Originally released on the PlayStation Vita two years ago, Tales From Space: Mutant Blobs Attack is a unique platformer that is easy to learn but will quickly have you testing those newly learned skills in some cleverly designed levels. The spiky yellow blob you control can slither through the smallest cracks in one instant, and jump over huge distances and up walls as in Ninja Gaiden the next, giving you a wide array of maneuvers to traverse the levels in the fastest time possible.
Controlling the blob is simple and the game does a good job of making the objectives and gameplay very intuitive. After the first level and you start to think you have a good idea of how the game works, but then the objectives and difficulty ramp up incrementally with each level to keep things interesting and provide a challenge. Things like lasers, crushing walls and spikes will keep you on your toes as you’re trying to fly through the level and simultaneously eat all the items to increase your blob’s size and total score. As the hazards in the level multiply, you’ll obtain new powers for your blob such as flying and telekinesis to even the playing field and access new areas.

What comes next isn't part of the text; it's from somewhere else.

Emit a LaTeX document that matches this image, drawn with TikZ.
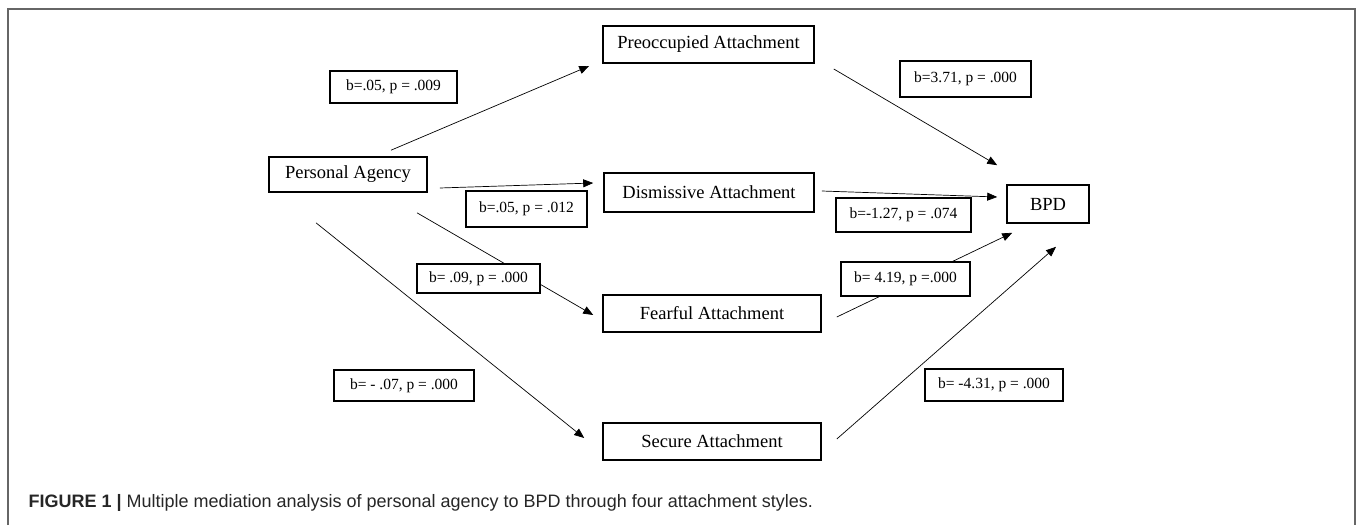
\documentclass[tikz,border=0pt]{standalone}
\usepackage{fontspec}
\setmainfont{Liberation Serif}
\setsansfont{Liberation Sans}
\usetikzlibrary{arrows.meta}

\begin{document}
\begin{tikzpicture}[x=1pt, y=-1pt,
	var/.style={draw, line width=1.6pt, inner sep=0pt, font=\fontsize{18.5}{22}\selectfont},
	coef/.style={draw, fill=white, line width=1.5pt, inner sep=0pt, minimum width=#1, font=\fontsize{15.5}{18}\selectfont},
	link/.style={line width=0.7pt, -{Triangle[length=10pt,width=8pt]}}]
	\useasboundingbox (0,0) rectangle (1357,525);
	\draw[gray!80!black, line width=1.4pt] (8,525) -- (8,9) -- (1355,9) -- (1355,525);

	% variables
	\node[var, minimum width=158, minimum height=35] (pa) at (348,174.5) {Personal Agency};
	\node[var, minimum width=211, minimum height=37] (pre) at (708.5,44.5) {Preoccupied Attachment};
	\node[var, minimum width=210, minimum height=39] (dis) at (709,192.5) {Dismissive Attachment};
	\node[var, minimum width=218, minimum height=37] (fea) at (712,313.5) {Fearful Attachment};
	\node[var, minimum width=218, minimum height=37] (sec) at (712,441.5) {Secure Attachment};
	\node[var, minimum width=82, minimum height=38] (bpd) at (1048,204) {BPD};

	% paths
	\draw[link] ([xshift=43,yshift=6]pa.north) -- ([xshift=-13,yshift=-21.5]pre.west);
	\draw[link] ([xshift=12,yshift=-13.5]pa.east) -- ([xshift=-10,yshift=9.5]dis.west);
	\draw[link] ([xshift=69,yshift=-20]pa.south) -- ([xshift=-9,yshift=-1.5]fea.west);
	\draw[link] ([xshift=-32,yshift=-30]pa.south) -- ([xshift=-18,yshift=3.5]sec.west);
	\draw[link] ([xshift=19,yshift=-24.5]pre.east) -- ([xshift=-9,yshift=19]bpd.north west);
	\draw[link] ([xshift=7,yshift=1.5]dis.east) -- ([xshift=-9,yshift=7]bpd.west);
	\draw[link] ([xshift=15,yshift=-3.5]fea.east) -- ([xshift=6,yshift=-9]bpd.south west);
	\draw[link] ([xshift=15,yshift=2.5]sec.east) -- ([xshift=8,yshift=-23]bpd.south);

	% coefficients
	\node[coef=127, minimum height=32] (c1) at (393.5,87) {b=.05, p = .009};
	\node[coef=121, minimum height=36] (c2) at (526.5,209) {b=.05, p = .012};
	\node[coef=123, minimum height=29] (c3) at (478.5,278.5) {b= .09, p = .000};
	\node[coef=140, minimum height=31] (c4) at (404,385.5) {b= - .07, p = .000};
	\node[coef=131, minimum height=36] (c5) at (965.5,79) {b=3.71, p = .000};
	\node[coef=135, minimum height=34] (c6) at (903.5,215) {b=-1.27, p = .074};
	\node[coef=129, minimum height=34] (c7) at (905.5,279) {b= 4.19, p =.000};
	\node[coef=138, minimum height=32] (c8) at (994,385) {b= -4.31, p = .000};

	\node[anchor=base west, font=\sffamily\fontsize{18}{22}\selectfont, text=black!85] (cap) at (25,507)
		{\textbf{FIGURE 1 |} Multiple mediation analysis of personal agency to BPD through four attachment styles.};
\end{tikzpicture}
\end{document}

The replay value you’ll get out of this game depends on your desire to achieve a high score and advance up the leaderboard. I wasn’t worried about this during my gameplay at first, until I hit a high score on the Marble Madness-like bonus level that got me 20th on overall high score for that level. From there, I was going back to play over and over again to find every item and hidden passage to obtain a high score, achieve a gold medal and crack at least the top 50 for each level. It was this addicting gameplay design that made me really enjoy my time with Mutant Blobs Attack and had me coming back to play again and again.
In the end, that’s what every great game does – regardless of polygon count or whether the game was designed by 1000 developers or 1.